Fixed set search application for minimizing the makespan on unrelated parallel machines with sequence-dependent setup times

Abstract

This paper addresses the problem of minimizing the makespan on unrelated parallel machines with sequence-dependent setup times. The term unrelated machines is used in the sense that there is no correlation between the processing times for jobs between different machines. Due to the NP-hardness of this problem, a wide range of metaheuristics has been developed to find near-optimal solutions. Out of such methods, the ones based on constructive greedy algorithms like the Greedy Randomized Adaptive Search Procedure (GRASP), Ant Colony Optimization (ACO) and Worm Optimization (WO) proved to be most efficient.
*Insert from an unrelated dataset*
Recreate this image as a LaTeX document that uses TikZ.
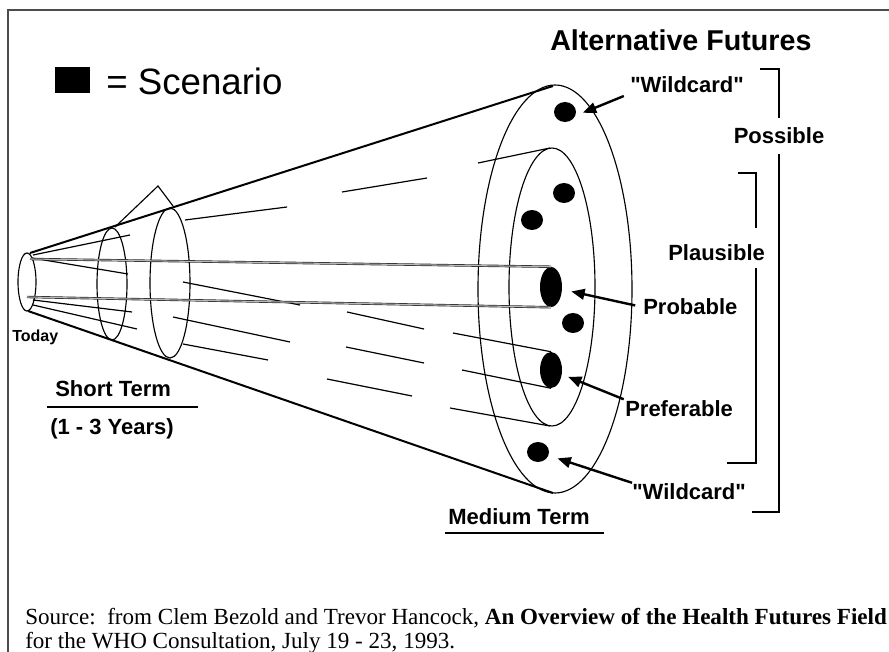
\documentclass[tikz,border=0pt]{standalone}
\usepackage{fontspec}
\setmainfont{Liberation Serif}
\setsansfont{Liberation Sans}[Ligatures=TeXOff]
\usetikzlibrary{shapes.geometric,arrows.meta}

\begin{document}
\begin{tikzpicture}[x=0.75pt,y=-0.75pt,
  frame/.style={draw=black!70,line width=1.1pt},
  cone/.style={line width=1.5pt},
  rim/.style={line width=0.85pt},
  streak/.style={line width=0.9pt},
  tube/.style={draw=black!85,line width=0.5pt,double=gray!55,double distance=0.8pt},
  scen/.style={ellipse,fill=black,inner sep=0pt,minimum width=16.5pt,minimum height=15pt},
  lbl/.style={font=\sffamily\bfseries\fontsize{16.5}{18}\selectfont,inner sep=0pt,anchor=base west},
  arr/.style={-{Triangle[length=10pt,width=8pt]},line width=1.8pt},
  brk/.style={line width=2pt},
  rule/.style={line width=1.1pt}
]
\useasboundingbox (0,0) rectangle (889,652);

% Frame
\draw[frame] (8,652) -- (8,10) -- (889,10);

% Legend and title
\fill (55,67) rectangle (90,93);
\node[anchor=base west,inner sep=0pt,font=\sffamily\fontsize{27.5}{30}\selectfont] (legend) at (106,95) {= Scenario};
\node[anchor=base west,inner sep=0pt,font=\sffamily\bfseries\fontsize{21.5}{24}\selectfont] (title) at (550,51) {Alternative Futures};

% Short term rings
\draw[rim] (27,282) ellipse [x radius=9,y radius=29];
\draw[rim] (112,284) ellipse [x radius=15,y radius=56];
\draw[rim] (170,283) ellipse [x radius=20,y radius=75];
\draw[rim] (115,227) -- (158,186) -- (173,206);

% Cone
\draw[cone] (30,253) -- (553,86);
\draw[cone] (28,311) -- (553,493);
\draw[rim] (555,289) ellipse [x radius=77,y radius=204];
\draw[rim] (552,287) ellipse [x radius=43,y radius=139];
\draw[streak] (478,163) -- (550,148);
\draw[streak] (450,408) -- (550,426);

% Streaks inside the cone
\foreach \xa/\ya/\xb/\yb in {33/255/130/235, 32/258/128/274, 33/300/132/312, 33/305/137/329,
    185/220/287/207, 342/192/427/178, 183/282/300/305, 173/317/290/342,
    183/344/268/360, 347/312/424/329, 346/347/424/363, 327/379/412/396}
  \draw[streak] (\xa,\ya) -- (\xb,\yb);

% Tubes
\node[scen,minimum height=30pt] (dProb) at (551,287) {};
\node[scen,minimum height=27pt] (dPref) at (551,370) {};
\draw[tube] (30,259) -- (dProb.north);
\draw[tube] (27,297) -- (dProb.south);
\draw[streak] (453,333) -- (dPref.north);
\draw[streak] (462,370) -- (dPref.south);

% Scenarios
\node[scen] (dWildTop) at (565,112) {};
\node[scen] (dUpA) at (564,193) {};
\node[scen] (dUpB) at (532,220) {};
\node[scen] (dMid) at (573,323) {};
\node[scen] (dWildBot) at (538,452) {};

% Labels
\node[lbl] (wildTop) at (630,93) {"Wildcard"};
\node[lbl,anchor=base,inner ysep=7.5pt] (possible) at (779,144) {Possible};
\node[lbl] (plausible) at (668,261) {Plausible};
\node[lbl] (probable) at (643,315) {Probable};
\node[lbl] (preferable) at (625,416) {Preferable};
\node[lbl] (wildBot) at (632,499) {"Wildcard"};
\node[lbl] (medium) at (448,524) {Medium Term};
\node[lbl] (short) at (55,397) {Short Term};
\node[lbl] (years) at (50,434) {(1 - 3 Years)};
\node[lbl,font=\sffamily\bfseries\fontsize{12}{14}\selectfont] (today) at (12,342) {Today};

% Arrows
\draw[arr,shorten <=5pt,shorten >=6pt] (wildTop.south west) -- (dWildTop.-20);
\draw[arr,shorten <=6pt,shorten >=7pt] (probable.west) -- (dProb);
\draw[arr,shorten <=1pt,shorten >=5pt] (preferable.north west) -- (dPref);
\draw[arr,shorten >=7pt] (wildBot.north west) -- (dWildBot);

% Brackets
\draw[brk] (760,69) -| (possible.north);
\draw[brk] (possible.south) |- (752,512);
\draw[brk] (738,173) -| (756,228);
\draw[brk] (756,268) |- (727,463);

% Rules under the terms
\draw[rule] (445,533) -- (604,533);
\draw[rule] (47,407) -- (198,407);

% Source
\node[anchor=base west,inner sep=0pt,font=\fontsize{17.3}{20}\selectfont] (src1) at (25,624)
  {Source:\ \ from Clem Bezold and Trevor Hancock, \textbf{An Overview of the Health Futures Field}};
\node[anchor=base west,inner sep=0pt,font=\fontsize{17.3}{20}\selectfont] (src2) at (25,648)
  {for the WHO Consultation, July 19 - 23, 1993.};
\end{tikzpicture}
\end{document}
The Fixed Set Search (FSS) is a novel population-based metaheuristic of this type that adds a learning mechanism to the GRASP. The basic concept of FSS is to avoid focusing on specific high quality solutions but on parts or elements that such solutions have. This is done through fixing a set of elements that exist in such solutions and dedicating computational effort to finding near-optimal solutions for the underlying subproblem. In this work, the FSS is applied to the problem of interest. Computational experiments show that the FSS manages to significantly outperform the GRASP, ACO and WO on the standard benchmark instances when the quality of found solutions is considered without an increase in computational cost. This application of the FSS is significant as it shows that it can also be applied to scheduling type problems, in addition to covering and routing ones.